Me miró, una expresión de pánico en su rostro.

-Isabella, te dije que tenía algo importante. Estoy con Celeste ahora mismo.

-¿Celeste? ¿Esa segundona patética? ¡No me digas que de verdad la estás celebrando a ella! -chilló-. ¿La eliges a ella por encima de mí? ¿En mi cumpleaños?

Intentó interrumpir, explicar, pero ella no lo dejó.

-Ve, Damián -dije, mi voz tranquila, cortando la perorata de Isabella-. Ve con tu cumpleañera. Claramente te necesita más que yo.

Parecía sorprendido, luego aliviado.

-¿Estás segura, Celeste? Puedo quedarme. Puedo decirle que se calme. -Sus palabras eran huecas, sonando con una falsedad que ya no me molestaba.

-Estoy segura -respondí, una sombra de sonrisa tocando mis labios-. Ve. Te está esperando.

Dudó, luego se levantó, dándome un rápido y apologético asentimiento.

-Volveré tan pronto como pueda. Prometo que terminaremos esta cena mañana.

-No te molestes -dije, mi voz apenas un susurro-. Solo ve.

Se fue, casi corriendo, ansioso por apaciguar a su "verdadero amor". Lo vi irse, luego llamé tranquilamente a un mesero.

-¿Podría por favor empacar esto? Y llamarme un taxi.

De repente, su voz retumbó desde la entrada.

-¡Celeste! ¡Espera! Solo... ven conmigo. A la fiesta de Isabella. Solo un rato. Por favor.

Lo miré, luego volví a mi comida a medio comer. Quería exhibirme frente a ella, demostrar que todavía me tenía, incluso mientras corría a su lado. Era una patética muestra de triangulación emocional, y ya no sería su peón.

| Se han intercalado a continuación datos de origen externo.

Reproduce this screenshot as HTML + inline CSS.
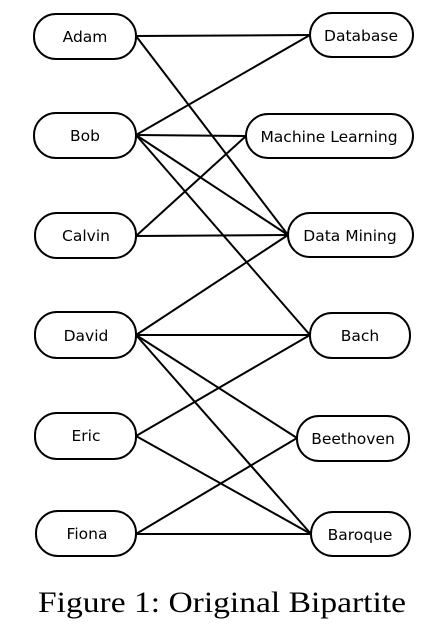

Pero entonces, se me ocurrió una idea. ¿Por qué no? Una última vez. Una última exhibición pública. Haría mi partida aún más conmovedora.

Me levanté, mis movimientos lentos y deliberados.

-Está bien, Damián. Guía el camino.

Su rostro se iluminó con una mezcla de alivio y confusión. Todavía no entendía. Todavía pensaba que me importaba.

Llegamos a la lujosa fiesta de cumpleaños de Isabella, celebrada en un club exclusivo. El aire vibraba con música pulsante, risas y el tintineo de las copas de champán. Isabella, deslumbrante con un vestido rojo, vio a Damián y corrió hacia él, rodeándolo con sus brazos, sus labios rozando su mejilla. Me ignoró por completo, como si fuera invisible.

-¡Damián, llegaste! -ronroneó, llevándolo a la pista de baile-. ¡Ahora, vamos, cariño! ¡El primer baile es nuestro!

Damián me miró, una fugaz expresión de culpa en su rostro. Quería que dijera que no, que le diera una excusa.

Solo sonreí, una sonrisa fría y distante.

-Adelante, Damián. Baila. Es su cumpleaños.

Parecía atónito, luego, con un encogimiento de hombros, permitió que Isabella lo arrastrara al centro de la pista de baile. Los observé, girando bajo las luces brillantes, luego me di la vuelta y caminé hacia la mesa del buffet, una figura solitaria en medio de la multitud resplandeciente. Tomé una copa de champán, mi corazón tan frío y espumoso como las burbujas en su interior.